Data Preprocessing: Dimensionality Reduction¶

This notebook show some of the dimensionality reduction algorithms explained in the course.

The main libraries used are scikit learn and kemlglearn

In [1]:

%matplotlib inline
from sklearn import datasets
import matplotlib.pyplot as plt
from mpl_toolkits.mplot3d import Axes3D
import seaborn as sns
from sklearn.decomposition import KernelPCA, PCA
from sklearn.manifold import LocallyLinearEmbedding, Isomap
from kemlglearn.feature_selection.unsupervised import LaplacianScore

from kemlglearn.datasets import make_blobs
from sklearn.datasets import make_moons


iris = datasets.load_iris()
col = ['r', 'g', 'b']
lc = [col[i] for i in iris['target']]

Dimensionality Reduction - Linear: PCA¶

We bill begin with PCA and the iris dataset.
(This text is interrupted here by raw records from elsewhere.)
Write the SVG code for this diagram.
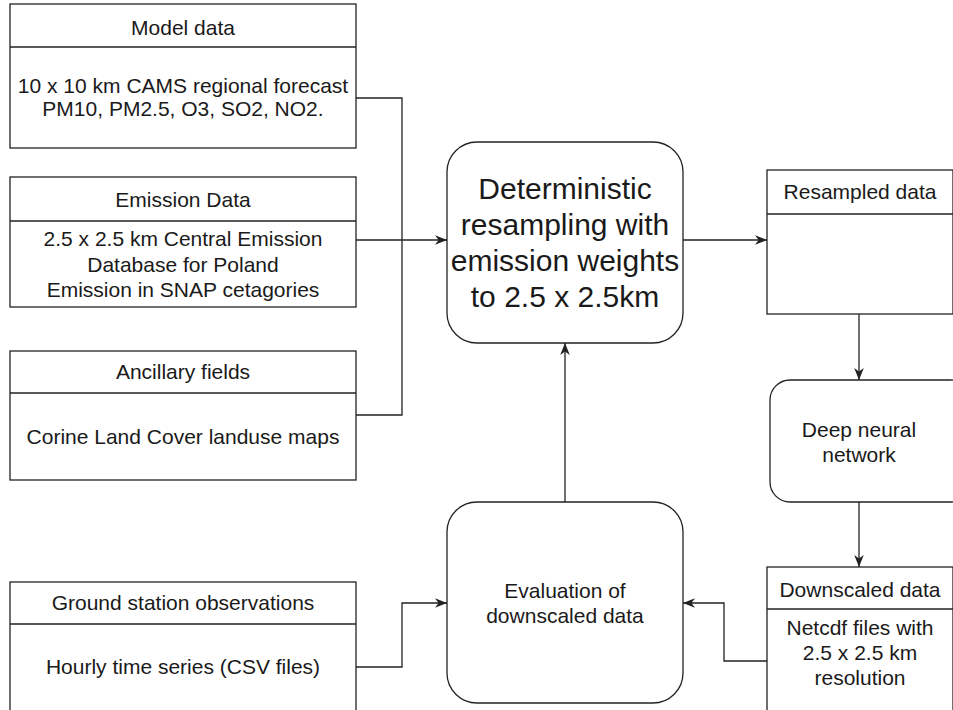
<svg xmlns="http://www.w3.org/2000/svg" width="953" height="710" viewBox="0 0 953 710">
<defs>
<style>
.box{fill:#fff;stroke:#222;stroke-width:1.3}
.ln{fill:none;stroke:#222;stroke-width:1.3}
.t{font-family:"Liberation Sans",Arial,sans-serif;font-size:21px;fill:#1a1a1a;text-anchor:middle}
.big{font-size:30px}
</style>
<marker id="arr" viewBox="0 0 10 8" refX="10" refY="4" markerWidth="12" markerHeight="10" markerUnits="userSpaceOnUse" orient="auto">
<path d="M0,0 L10,4 L0,8 L3,4 Z" fill="#222"/>
</marker>
</defs>
<rect width="953" height="710" fill="#fff"/>

<g id="connectors">
<path class="ln" d="M356,98 H402 V240"/>
<path class="ln" d="M356,415 H402 V240"/>
<path class="ln" d="M356,240 H447" marker-end="url(#arr)"/>
<path class="ln" d="M356,667 H402 V603 H447" marker-end="url(#arr)"/>
<path class="ln" d="M683,240 H767" marker-end="url(#arr)"/>
<path class="ln" d="M859,314 V380" marker-end="url(#arr)"/>
<path class="ln" d="M859,502 V567" marker-end="url(#arr)"/>
<path class="ln" d="M767,661 H724 V603 H683" marker-end="url(#arr)"/>
<path class="ln" d="M565,502 V343" marker-end="url(#arr)"/>
</g>

<g id="model-data">
<rect class="box" x="10" y="4" width="346" height="144"/>
<line class="ln" x1="10" y1="47" x2="356" y2="47"/>
<text class="t" x="183" y="34.5">Model data</text>
<text class="t" x="183" y="92.5">10 x 10 km CAMS regional forecast</text>
<text class="t" x="183" y="115.5">PM10, PM2.5, O3, SO2, NO2.</text>
</g>

<g id="emission-data">
<rect class="box" x="10" y="177" width="346" height="130"/>
<line class="ln" x1="10" y1="221" x2="356" y2="221"/>
<text class="t" x="183" y="207">Emission Data</text>
<text class="t" x="183" y="246">2.5 x 2.5 km Central Emission</text>
<text class="t" x="183" y="271.5">Database for Poland</text>
<text class="t" x="183" y="297">Emission in SNAP cetagories</text>
</g>

<g id="ancillary-fields">
<rect class="box" x="10" y="351" width="346" height="129"/>
<line class="ln" x1="10" y1="393" x2="356" y2="393"/>
<text class="t" x="183" y="379">Ancillary fields</text>
<text class="t" x="183" y="444">Corine Land Cover landuse maps</text>
</g>

<g id="ground-station">
<rect class="box" x="10" y="582" width="346" height="140"/>
<line class="ln" x1="10" y1="624" x2="356" y2="624"/>
<text class="t" x="183" y="610">Ground station observations</text>
<text class="t" x="183" y="674">Hourly time series (CSV files)</text>
</g>

<g id="resampling">
<rect class="box" x="447" y="142" width="236" height="201" rx="30" ry="30"/>
<text class="t big" x="565" y="199">Deterministic</text>
<text class="t big" x="565" y="235">resampling with</text>
<text class="t big" x="565" y="271">emission weights</text>
<text class="t big" x="565" y="307">to 2.5 x 2.5km</text>
</g>

<g id="evaluation">
<rect class="box" x="447" y="502" width="236" height="201" rx="30" ry="30"/>
<text class="t" x="565" y="598">Evaluation of</text>
<text class="t" x="565" y="623">downscaled data</text>
</g>

<g id="resampled-data">
<rect class="box" x="767" y="170" width="186" height="144"/>
<line class="ln" x1="767" y1="214" x2="953" y2="214"/>
<text class="t" x="860" y="199">Resampled data</text>
</g>

<g id="dnn">
<rect class="box" x="770" y="380" width="200" height="122" rx="20" ry="20"/>
<text class="t" x="859" y="437">Deep neural</text>
<text class="t" x="859" y="462">network</text>
</g>

<g id="downscaled-data">
<rect class="box" x="767" y="567" width="186" height="160"/>
<line class="ln" x1="767" y1="609" x2="953" y2="609"/>
<text class="t" x="860" y="597">Downscaled data</text>
<text class="t" x="860" y="635">Netcdf files with</text>
<text class="t" x="860" y="660">2.5 x 2.5 km</text>
<text class="t" x="860" y="685">resolution</text>
</g>
</svg>
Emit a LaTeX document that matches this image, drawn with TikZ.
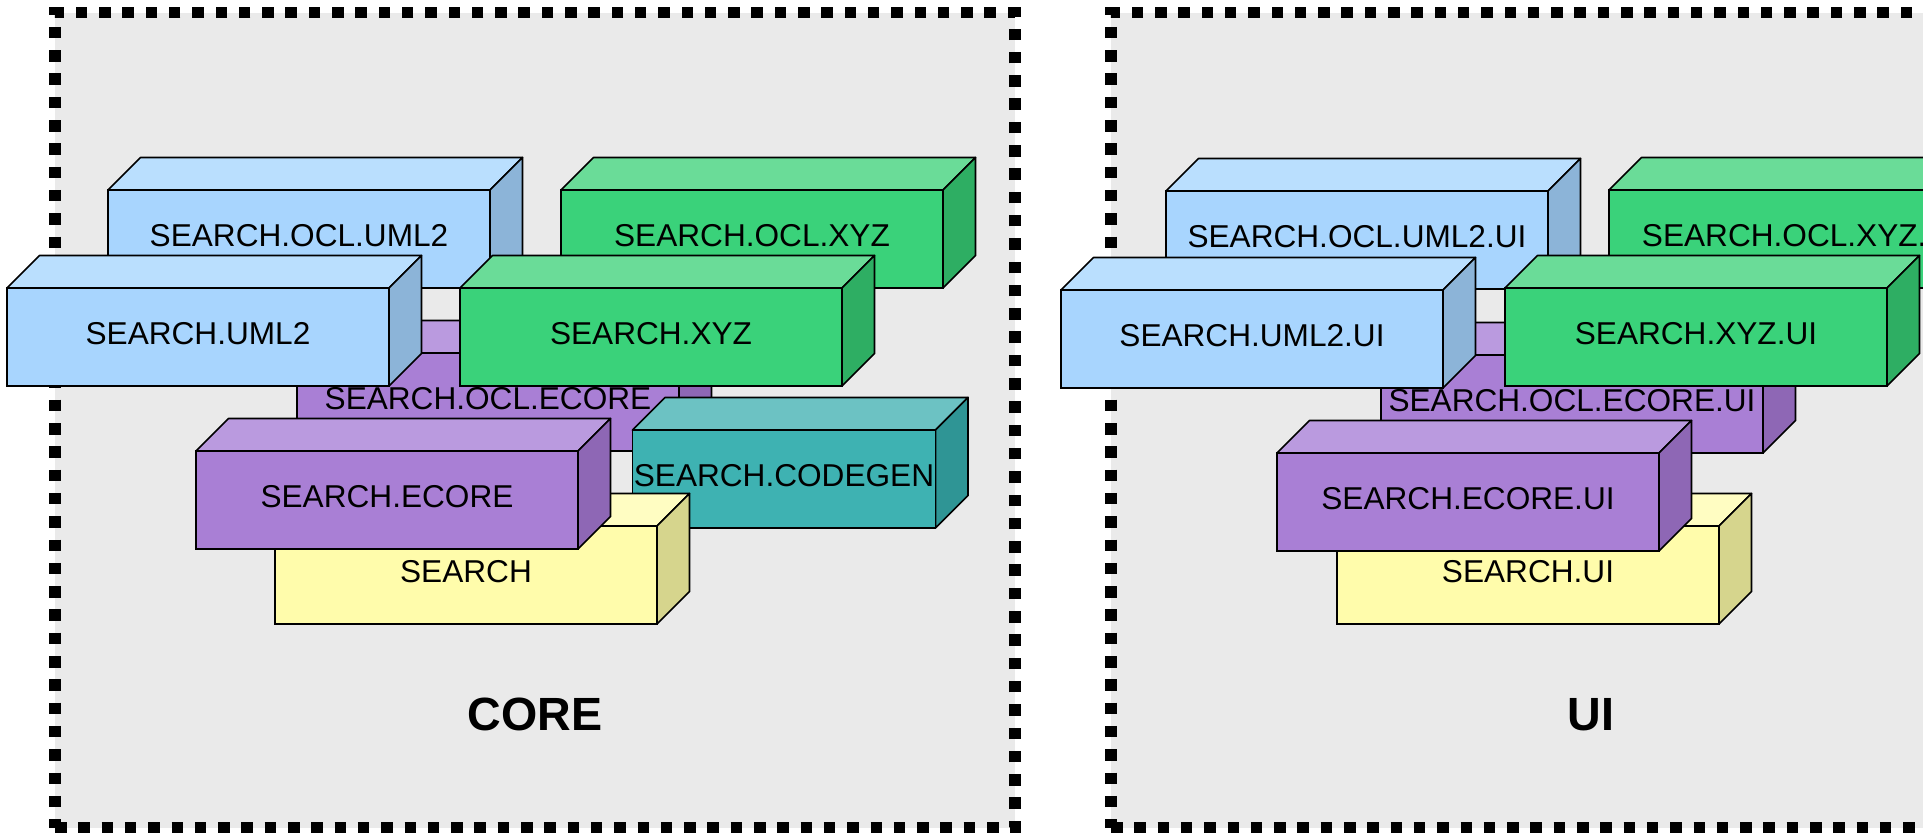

Given that the clusters in this dataset are linearly separable, this kind of transformation will allow to represent the clusters in the data given enough components.

In [3]:

pca = PCA()
pdata = pca.fit_transform(iris['data'])

i=0 
j=1

fig = plt.figure(figsize=(8,8))
plt.scatter(pdata[:, i], pdata[:, j], c=lc,s=100);

Looking at the variance explained by each component, we can see that the first one has most of the variance and the two first components explains almost 98%, so only this components would be necessary and the 2D visualization of the data will represents very closely the original data.

In [4]:

print(pca.explained_variance_ratio_)

[0.92461872 0.05306648 0.01710261 0.00521218]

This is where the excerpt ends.